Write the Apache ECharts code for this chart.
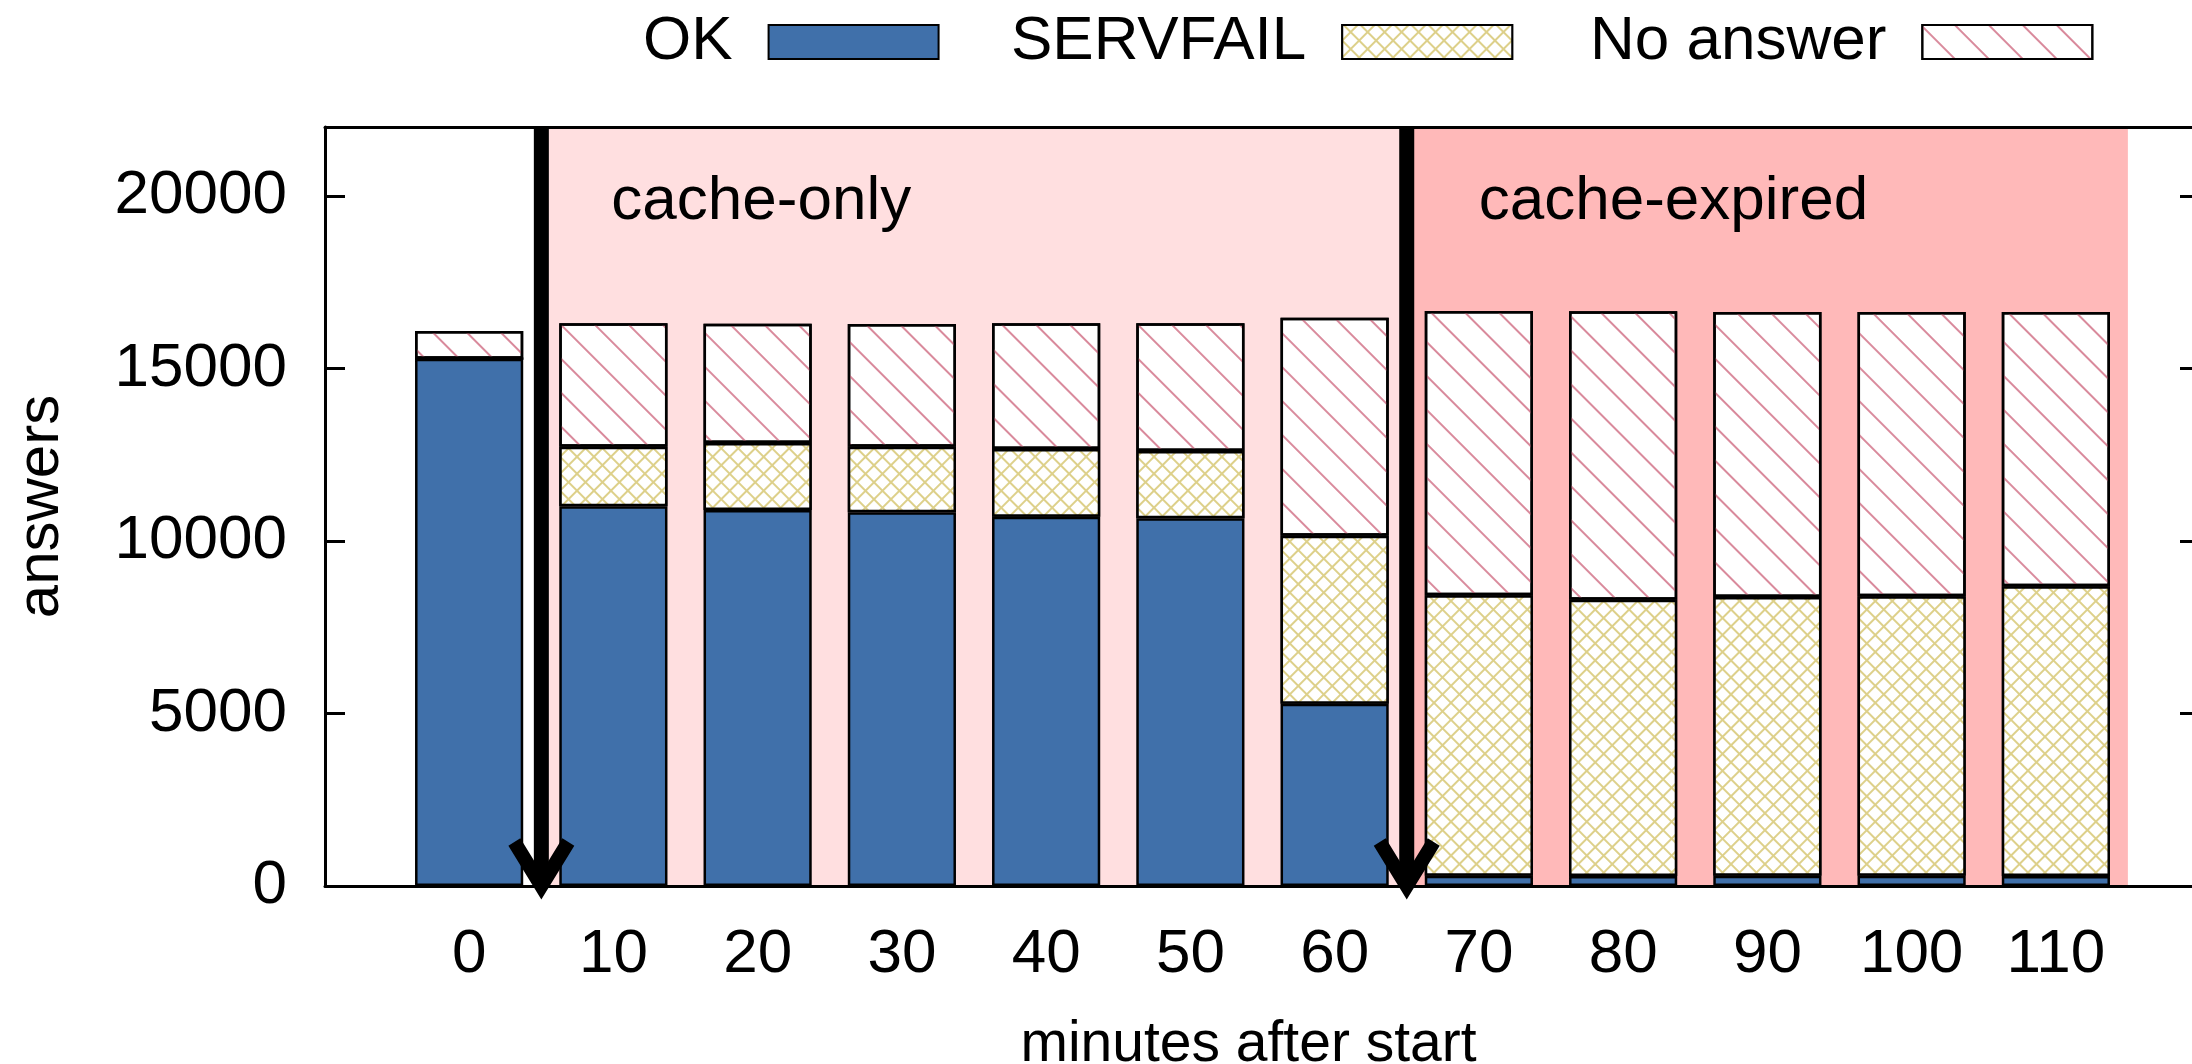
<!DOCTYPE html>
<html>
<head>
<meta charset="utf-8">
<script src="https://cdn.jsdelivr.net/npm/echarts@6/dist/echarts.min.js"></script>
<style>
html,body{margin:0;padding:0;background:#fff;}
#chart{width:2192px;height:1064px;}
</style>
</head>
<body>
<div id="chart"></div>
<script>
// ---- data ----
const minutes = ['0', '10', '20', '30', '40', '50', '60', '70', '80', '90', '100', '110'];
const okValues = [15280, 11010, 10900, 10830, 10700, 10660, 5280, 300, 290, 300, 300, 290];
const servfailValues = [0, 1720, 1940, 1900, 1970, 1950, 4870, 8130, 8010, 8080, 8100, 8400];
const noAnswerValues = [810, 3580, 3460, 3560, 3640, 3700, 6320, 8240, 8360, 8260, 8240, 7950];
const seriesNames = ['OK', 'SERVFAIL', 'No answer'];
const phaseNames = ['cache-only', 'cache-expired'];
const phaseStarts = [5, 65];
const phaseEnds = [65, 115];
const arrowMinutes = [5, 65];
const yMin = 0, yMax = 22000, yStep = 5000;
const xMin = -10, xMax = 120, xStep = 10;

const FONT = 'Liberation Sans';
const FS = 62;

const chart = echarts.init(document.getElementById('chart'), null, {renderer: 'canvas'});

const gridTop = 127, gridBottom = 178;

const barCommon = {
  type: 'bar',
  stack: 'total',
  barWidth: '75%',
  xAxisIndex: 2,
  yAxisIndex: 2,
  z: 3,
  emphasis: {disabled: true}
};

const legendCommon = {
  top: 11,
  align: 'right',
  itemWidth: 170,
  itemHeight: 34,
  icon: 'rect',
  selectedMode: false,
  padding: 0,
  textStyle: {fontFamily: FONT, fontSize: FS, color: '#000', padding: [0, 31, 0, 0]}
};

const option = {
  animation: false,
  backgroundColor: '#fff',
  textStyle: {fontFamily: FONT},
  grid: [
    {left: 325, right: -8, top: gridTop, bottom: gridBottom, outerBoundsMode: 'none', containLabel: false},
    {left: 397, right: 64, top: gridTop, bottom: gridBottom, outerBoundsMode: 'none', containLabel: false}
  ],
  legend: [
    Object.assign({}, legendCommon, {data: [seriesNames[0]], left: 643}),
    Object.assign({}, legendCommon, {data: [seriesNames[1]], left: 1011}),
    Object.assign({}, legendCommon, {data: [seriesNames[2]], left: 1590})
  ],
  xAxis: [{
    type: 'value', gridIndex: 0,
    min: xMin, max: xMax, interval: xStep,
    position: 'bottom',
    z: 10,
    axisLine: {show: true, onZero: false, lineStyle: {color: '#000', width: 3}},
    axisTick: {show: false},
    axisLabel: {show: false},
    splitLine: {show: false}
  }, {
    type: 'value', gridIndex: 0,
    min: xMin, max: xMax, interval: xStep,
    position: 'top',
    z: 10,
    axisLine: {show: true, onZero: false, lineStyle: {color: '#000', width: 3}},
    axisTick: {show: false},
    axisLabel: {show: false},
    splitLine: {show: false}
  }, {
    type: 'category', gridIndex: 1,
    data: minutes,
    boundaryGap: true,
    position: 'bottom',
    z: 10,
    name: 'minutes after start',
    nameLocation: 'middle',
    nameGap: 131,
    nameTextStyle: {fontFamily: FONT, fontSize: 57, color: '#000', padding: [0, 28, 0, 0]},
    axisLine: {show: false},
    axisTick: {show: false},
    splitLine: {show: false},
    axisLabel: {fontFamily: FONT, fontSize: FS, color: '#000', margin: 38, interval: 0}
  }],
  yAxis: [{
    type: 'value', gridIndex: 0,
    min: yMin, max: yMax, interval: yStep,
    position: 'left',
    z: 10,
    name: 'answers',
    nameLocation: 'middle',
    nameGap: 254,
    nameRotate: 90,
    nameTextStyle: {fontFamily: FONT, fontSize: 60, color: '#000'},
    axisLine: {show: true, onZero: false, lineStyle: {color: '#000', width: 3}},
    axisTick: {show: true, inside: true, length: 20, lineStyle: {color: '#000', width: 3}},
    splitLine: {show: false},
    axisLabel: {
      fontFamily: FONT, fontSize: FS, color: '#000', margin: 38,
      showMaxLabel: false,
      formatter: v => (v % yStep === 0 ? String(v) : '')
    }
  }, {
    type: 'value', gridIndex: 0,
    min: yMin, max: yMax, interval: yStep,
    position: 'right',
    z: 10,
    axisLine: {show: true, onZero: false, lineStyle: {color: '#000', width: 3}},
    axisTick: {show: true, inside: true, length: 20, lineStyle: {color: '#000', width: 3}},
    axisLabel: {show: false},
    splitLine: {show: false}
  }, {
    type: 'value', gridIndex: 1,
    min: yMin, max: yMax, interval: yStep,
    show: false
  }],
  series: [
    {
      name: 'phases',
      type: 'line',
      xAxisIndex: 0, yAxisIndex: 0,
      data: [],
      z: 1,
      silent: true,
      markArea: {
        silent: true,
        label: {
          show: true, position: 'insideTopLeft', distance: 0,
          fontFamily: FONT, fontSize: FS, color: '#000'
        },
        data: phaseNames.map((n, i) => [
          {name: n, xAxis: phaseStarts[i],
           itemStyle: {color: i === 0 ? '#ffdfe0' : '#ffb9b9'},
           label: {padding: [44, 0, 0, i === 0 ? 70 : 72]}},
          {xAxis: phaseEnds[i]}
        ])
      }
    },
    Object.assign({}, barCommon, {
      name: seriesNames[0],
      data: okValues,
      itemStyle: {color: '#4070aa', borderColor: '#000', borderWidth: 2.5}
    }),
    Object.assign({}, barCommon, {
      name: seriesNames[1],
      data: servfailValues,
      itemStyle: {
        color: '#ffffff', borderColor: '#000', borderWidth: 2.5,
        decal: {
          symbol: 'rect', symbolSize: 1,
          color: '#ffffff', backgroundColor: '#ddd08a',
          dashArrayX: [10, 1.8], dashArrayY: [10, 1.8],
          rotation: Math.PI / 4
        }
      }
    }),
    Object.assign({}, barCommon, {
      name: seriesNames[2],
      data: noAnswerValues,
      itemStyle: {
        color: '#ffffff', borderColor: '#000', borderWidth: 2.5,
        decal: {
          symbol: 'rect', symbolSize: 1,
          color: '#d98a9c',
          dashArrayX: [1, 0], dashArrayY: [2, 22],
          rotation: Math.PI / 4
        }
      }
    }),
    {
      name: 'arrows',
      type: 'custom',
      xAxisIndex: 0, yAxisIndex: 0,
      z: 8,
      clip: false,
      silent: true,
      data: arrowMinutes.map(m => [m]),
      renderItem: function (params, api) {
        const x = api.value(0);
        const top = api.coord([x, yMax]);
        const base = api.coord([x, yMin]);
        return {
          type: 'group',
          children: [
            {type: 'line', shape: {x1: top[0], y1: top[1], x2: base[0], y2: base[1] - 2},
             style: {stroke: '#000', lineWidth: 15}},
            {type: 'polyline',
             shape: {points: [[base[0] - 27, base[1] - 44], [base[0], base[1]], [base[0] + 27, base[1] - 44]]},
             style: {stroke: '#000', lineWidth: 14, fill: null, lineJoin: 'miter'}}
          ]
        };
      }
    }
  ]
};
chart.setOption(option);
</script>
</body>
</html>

══════════

*SET TASK*
Write out the data precisely as given, excluding the pictures.

*THE COMPLETED TASK*
Write the Apache ECharts code for this chart.
<!DOCTYPE html>
<html>
<head>
<meta charset="utf-8">
<script src="https://cdn.jsdelivr.net/npm/echarts@6/dist/echarts.min.js"></script>
<style>
html,body{margin:0;padding:0;background:#fff;}
#chart{width:2192px;height:1064px;}
</style>
</head>
<body>
<div id="chart"></div>
<script>
// ---- data ----
const minutes = ['0', '10', '20', '30', '40', '50', '60', '70', '80', '90', '100', '110'];
const okValues = [15280, 11010, 10900, 10830, 10700, 10660, 5280, 300, 290, 300, 300, 290];
const servfailValues = [0, 1720, 1940, 1900, 1970, 1950, 4870, 8130, 8010, 8080, 8100, 8400];
const noAnswerValues = [810, 3580, 3460, 3560, 3640, 3700, 6320, 8240, 8360, 8260, 8240, 7950];
const seriesNames = ['OK', 'SERVFAIL', 'No answer'];
const phaseNames = ['cache-only', 'cache-expired'];
const phaseStarts = [5, 65];
const phaseEnds = [65, 115];
const arrowMinutes = [5, 65];
const yMin = 0, yMax = 22000, yStep = 5000;
const xMin = -10, xMax = 120, xStep = 10;

const FONT = 'Liberation Sans';
const FS = 62;

const chart = echarts.init(document.getElementById('chart'), null, {renderer: 'canvas'});

const gridTop = 127, gridBottom = 178;

const barCommon = {
  type: 'bar',
  stack: 'total',
  barWidth: '75%',
  xAxisIndex: 2,
  yAxisIndex: 2,
  z: 3,
  emphasis: {disabled: true}
};

const legendCommon = {
  top: 11,
  align: 'right',
  itemWidth: 170,
  itemHeight: 34,
  icon: 'rect',
  selectedMode: false,
  padding: 0,
  textStyle: {fontFamily: FONT, fontSize: FS, color: '#000', padding: [0, 31, 0, 0]}
};

const option = {
  animation: false,
  backgroundColor: '#fff',
  textStyle: {fontFamily: FONT},
  grid: [
    {left: 325, right: -8, top: gridTop, bottom: gridBottom, outerBoundsMode: 'none', containLabel: false},
    {left: 397, right: 64, top: gridTop, bottom: gridBottom, outerBoundsMode: 'none', containLabel: false}
  ],
  legend: [
    Object.assign({}, legendCommon, {data: [seriesNames[0]], left: 643}),
    Object.assign({}, legendCommon, {data: [seriesNames[1]], left: 1011}),
    Object.assign({}, legendCommon, {data: [seriesNames[2]], left: 1590})
  ],
  xAxis: [{
    type: 'value', gridIndex: 0,
    min: xMin, max: xMax, interval: xStep,
    position: 'bottom',
    z: 10,
    axisLine: {show: true, onZero: false, lineStyle: {color: '#000', width: 3}},
    axisTick: {show: false},
    axisLabel: {show: false},
    splitLine: {show: false}
  }, {
    type: 'value', gridIndex: 0,
    min: xMin, max: xMax, interval: xStep,
    position: 'top',
    z: 10,
    axisLine: {show: true, onZero: false, lineStyle: {color: '#000', width: 3}},
    axisTick: {show: false},
    axisLabel: {show: false},
    splitLine: {show: false}
  }, {
    type: 'category', gridIndex: 1,
    data: minutes,
    boundaryGap: true,
    position: 'bottom',
    z: 10,
    name: 'minutes after start',
    nameLocation: 'middle',
    nameGap: 131,
    nameTextStyle: {fontFamily: FONT, fontSize: 57, color: '#000', padding: [0, 28, 0, 0]},
    axisLine: {show: false},
    axisTick: {show: false},
    splitLine: {show: false},
    axisLabel: {fontFamily: FONT, fontSize: FS, color: '#000', margin: 38, interval: 0}
  }],
  yAxis: [{
    type: 'value', gridIndex: 0,
    min: yMin, max: yMax, interval: yStep,
    position: 'left',
    z: 10,
    name: 'answers',
    nameLocation: 'middle',
    nameGap: 254,
    nameRotate: 90,
    nameTextStyle: {fontFamily: FONT, fontSize: 60, color: '#000'},
    axisLine: {show: true, onZero: false, lineStyle: {color: '#000', width: 3}},
    axisTick: {show: true, inside: true, length: 20, lineStyle: {color: '#000', width: 3}},
    splitLine: {show: false},
    axisLabel: {
      fontFamily: FONT, fontSize: FS, color: '#000', margin: 38,
      showMaxLabel: false,
      formatter: v => (v % yStep === 0 ? String(v) : '')
    }
  }, {
    type: 'value', gridIndex: 0,
    min: yMin, max: yMax, interval: yStep,
    position: 'right',
    z: 10,
    axisLine: {show: true, onZero: false, lineStyle: {color: '#000', width: 3}},
    axisTick: {show: true, inside: true, length: 20, lineStyle: {color: '#000', width: 3}},
    axisLabel: {show: false},
    splitLine: {show: false}
  }, {
    type: 'value', gridIndex: 1,
    min: yMin, max: yMax, interval: yStep,
    show: false
  }],
  series: [
    {
      name: 'phases',
      type: 'line',
      xAxisIndex: 0, yAxisIndex: 0,
      data: [],
      z: 1,
      silent: true,
      markArea: {
        silent: true,
        label: {
          show: true, position: 'insideTopLeft', distance: 0,
          fontFamily: FONT, fontSize: FS, color: '#000'
        },
        data: phaseNames.map((n, i) => [
          {name: n, xAxis: phaseStarts[i],
           itemStyle: {color: i === 0 ? '#ffdfe0' : '#ffb9b9'},
           label: {padding: [44, 0, 0, i === 0 ? 70 : 72]}},
          {xAxis: phaseEnds[i]}
        ])
      }
    },
    Object.assign({}, barCommon, {
      name: seriesNames[0],
      data: okValues,
      itemStyle: {color: '#4070aa', borderColor: '#000', borderWidth: 2.5}
    }),
    Object.assign({}, barCommon, {
      name: seriesNames[1],
      data: servfailValues,
      itemStyle: {
        color: '#ffffff', borderColor: '#000', borderWidth: 2.5,
        decal: {
          symbol: 'rect', symbolSize: 1,
          color: '#ffffff', backgroundColor: '#ddd08a',
          dashArrayX: [10, 1.8], dashArrayY: [10, 1.8],
          rotation: Math.PI / 4
        }
      }
    }),
    Object.assign({}, barCommon, {
      name: seriesNames[2],
      data: noAnswerValues,
      itemStyle: {
        color: '#ffffff', borderColor: '#000', borderWidth: 2.5,
        decal: {
          symbol: 'rect', symbolSize: 1,
          color: '#d98a9c',
          dashArrayX: [1, 0], dashArrayY: [2, 22],
          rotation: Math.PI / 4
        }
      }
    }),
    {
      name: 'arrows',
      type: 'custom',
      xAxisIndex: 0, yAxisIndex: 0,
      z: 8,
      clip: false,
      silent: true,
      data: arrowMinutes.map(m => [m]),
      renderItem: function (params, api) {
        const x = api.value(0);
        const top = api.coord([x, yMax]);
        const base = api.coord([x, yMin]);
        return {
          type: 'group',
          children: [
            {type: 'line', shape: {x1: top[0], y1: top[1], x2: base[0], y2: base[1] - 2},
             style: {stroke: '#000', lineWidth: 15}},
            {type: 'polyline',
             shape: {points: [[base[0] - 27, base[1] - 44], [base[0], base[1]], [base[0] + 27, base[1] - 44]]},
             style: {stroke: '#000', lineWidth: 14, fill: null, lineJoin: 'miter'}}
          ]
        };
      }
    }
  ]
};
chart.setOption(option);
</script>
</body>
</html>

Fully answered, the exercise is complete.